The nation’s leading department store retailer overcame weak first quarter sales to muster a 3.2% profit improvement and expressed confidence in its performance the remainder of the year.
The company’s first quarter earnings per share of 60 cents was a penny better than analysts forecast and a 9% improvement from prior year earnings of 55 cents. However, sales declined 1.7% to nearly $6.3 billion while same store sales, excluding sales from departments licensed to third parties, fell 1.6%.
"Overall, business trends were soft in January through March, with the exception of the Valentine's Day shopping period,” said Macy’s chairman and CEO Terry Lundgren. “The trend improved in April when the weather began to turn in northern climate zones. We see this as a good sign moving forward into the second quarter.”

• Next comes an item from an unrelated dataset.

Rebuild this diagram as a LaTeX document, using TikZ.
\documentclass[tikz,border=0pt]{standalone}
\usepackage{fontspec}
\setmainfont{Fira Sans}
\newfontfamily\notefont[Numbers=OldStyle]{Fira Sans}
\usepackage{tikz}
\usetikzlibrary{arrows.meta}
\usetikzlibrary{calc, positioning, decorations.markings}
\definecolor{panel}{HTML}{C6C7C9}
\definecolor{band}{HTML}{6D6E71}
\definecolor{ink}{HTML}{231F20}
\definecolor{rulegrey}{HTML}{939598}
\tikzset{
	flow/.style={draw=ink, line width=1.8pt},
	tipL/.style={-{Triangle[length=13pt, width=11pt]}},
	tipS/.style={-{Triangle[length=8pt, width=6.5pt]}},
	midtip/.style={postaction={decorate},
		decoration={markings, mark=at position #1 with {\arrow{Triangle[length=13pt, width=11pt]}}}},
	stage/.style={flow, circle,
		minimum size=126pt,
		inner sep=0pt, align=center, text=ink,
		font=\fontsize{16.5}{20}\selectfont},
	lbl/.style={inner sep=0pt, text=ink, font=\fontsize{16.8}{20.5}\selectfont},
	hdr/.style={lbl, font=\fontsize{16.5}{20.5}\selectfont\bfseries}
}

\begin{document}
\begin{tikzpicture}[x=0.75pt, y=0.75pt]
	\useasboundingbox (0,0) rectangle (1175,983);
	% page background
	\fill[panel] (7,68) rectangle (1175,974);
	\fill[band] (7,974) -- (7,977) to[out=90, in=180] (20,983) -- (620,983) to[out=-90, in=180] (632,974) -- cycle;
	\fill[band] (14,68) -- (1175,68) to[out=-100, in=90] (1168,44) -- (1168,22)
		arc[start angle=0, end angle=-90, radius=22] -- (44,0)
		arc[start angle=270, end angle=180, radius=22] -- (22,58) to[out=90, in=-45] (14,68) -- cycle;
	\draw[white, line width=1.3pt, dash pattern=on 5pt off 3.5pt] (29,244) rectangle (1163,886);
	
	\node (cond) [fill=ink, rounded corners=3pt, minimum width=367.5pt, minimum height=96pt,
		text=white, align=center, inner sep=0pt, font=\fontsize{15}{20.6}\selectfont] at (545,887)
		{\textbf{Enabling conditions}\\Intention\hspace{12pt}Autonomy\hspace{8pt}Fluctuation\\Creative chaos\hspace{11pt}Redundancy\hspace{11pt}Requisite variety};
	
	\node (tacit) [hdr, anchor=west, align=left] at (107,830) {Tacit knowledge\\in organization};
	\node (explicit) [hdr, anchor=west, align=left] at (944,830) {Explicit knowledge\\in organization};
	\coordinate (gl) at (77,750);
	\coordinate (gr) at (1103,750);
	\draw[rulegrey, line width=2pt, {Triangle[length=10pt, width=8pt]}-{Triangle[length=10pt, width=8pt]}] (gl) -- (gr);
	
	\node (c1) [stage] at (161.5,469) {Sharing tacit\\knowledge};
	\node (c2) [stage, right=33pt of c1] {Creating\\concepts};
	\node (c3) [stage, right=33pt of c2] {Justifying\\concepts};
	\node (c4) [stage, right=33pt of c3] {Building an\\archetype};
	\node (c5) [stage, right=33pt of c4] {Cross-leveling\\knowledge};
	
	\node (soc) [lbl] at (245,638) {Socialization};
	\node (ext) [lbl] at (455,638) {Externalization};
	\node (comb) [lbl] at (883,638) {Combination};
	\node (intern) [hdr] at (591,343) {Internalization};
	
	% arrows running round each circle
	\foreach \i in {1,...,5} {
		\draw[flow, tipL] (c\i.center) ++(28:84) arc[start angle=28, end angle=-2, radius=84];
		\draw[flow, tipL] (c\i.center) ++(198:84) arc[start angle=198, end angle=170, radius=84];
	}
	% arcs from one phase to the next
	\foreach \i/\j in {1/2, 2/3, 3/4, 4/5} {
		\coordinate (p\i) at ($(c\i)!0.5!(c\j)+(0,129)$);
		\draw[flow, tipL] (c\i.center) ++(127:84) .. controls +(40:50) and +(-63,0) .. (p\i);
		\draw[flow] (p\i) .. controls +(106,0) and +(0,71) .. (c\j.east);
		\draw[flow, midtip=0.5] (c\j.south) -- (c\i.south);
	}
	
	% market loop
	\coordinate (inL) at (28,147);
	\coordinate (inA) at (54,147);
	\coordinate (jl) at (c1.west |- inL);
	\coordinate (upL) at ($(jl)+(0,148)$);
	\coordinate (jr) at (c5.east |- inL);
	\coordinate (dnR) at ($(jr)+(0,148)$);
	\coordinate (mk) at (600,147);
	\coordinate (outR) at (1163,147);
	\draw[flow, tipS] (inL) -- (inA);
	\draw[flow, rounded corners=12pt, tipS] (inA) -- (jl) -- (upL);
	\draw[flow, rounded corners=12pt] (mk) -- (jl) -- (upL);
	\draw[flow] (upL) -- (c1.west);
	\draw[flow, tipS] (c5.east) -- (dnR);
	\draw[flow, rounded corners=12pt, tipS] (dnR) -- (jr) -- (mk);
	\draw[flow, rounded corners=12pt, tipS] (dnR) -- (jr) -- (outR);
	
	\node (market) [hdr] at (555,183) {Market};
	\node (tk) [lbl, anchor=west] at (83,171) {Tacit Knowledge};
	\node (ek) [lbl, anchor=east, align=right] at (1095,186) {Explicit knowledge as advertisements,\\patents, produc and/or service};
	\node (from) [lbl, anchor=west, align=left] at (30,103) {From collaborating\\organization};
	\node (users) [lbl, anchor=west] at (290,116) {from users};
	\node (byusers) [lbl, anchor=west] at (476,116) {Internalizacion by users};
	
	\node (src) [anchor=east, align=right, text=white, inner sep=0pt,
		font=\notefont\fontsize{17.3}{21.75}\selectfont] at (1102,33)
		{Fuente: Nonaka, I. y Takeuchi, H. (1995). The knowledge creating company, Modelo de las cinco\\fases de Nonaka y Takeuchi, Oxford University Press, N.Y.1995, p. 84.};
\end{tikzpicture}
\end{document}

In addition to weather, Lundgren said first quarter comparisons were negatively impacted by a calendar shift for the company’s “Friends & Family” promotional event and comparisons against a strong performance during the first quarter the prior year.

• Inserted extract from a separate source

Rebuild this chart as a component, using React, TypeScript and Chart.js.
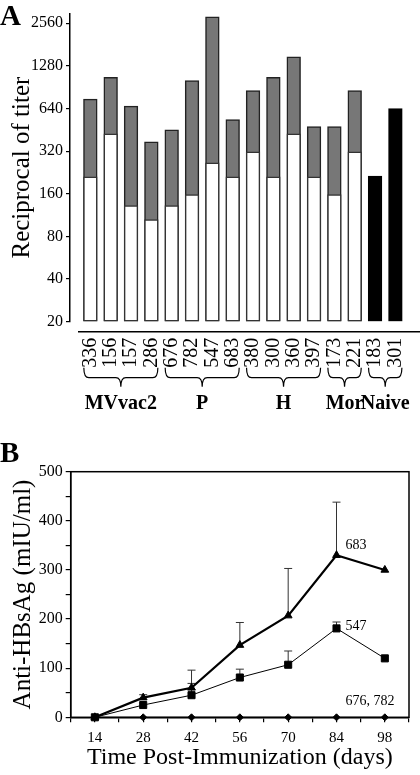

Undeterred by the top line weakness, the company affirmed earlier guidance calling for full year same store sales growth in the range of 2.5% to 3% and earnings per share of $4.40 to $4.50. The company also rewarded shareholders by increasing the quarterly dividend payout 25% to 31.25 cents and increasing the stock buyback program by $1.5 billion.
“The fundamentals of our business and our ongoing strategies remain strong,” Lundgren said. “This, combined with the momentum we have built over the past five years, leads us to feel confident about the company's prospects. Our board shares this confidence and increased our dividend and share repurchase authorization to provide an even greater return for our shareholders.”
Macy’s ended the quarter with roughly 840 stores.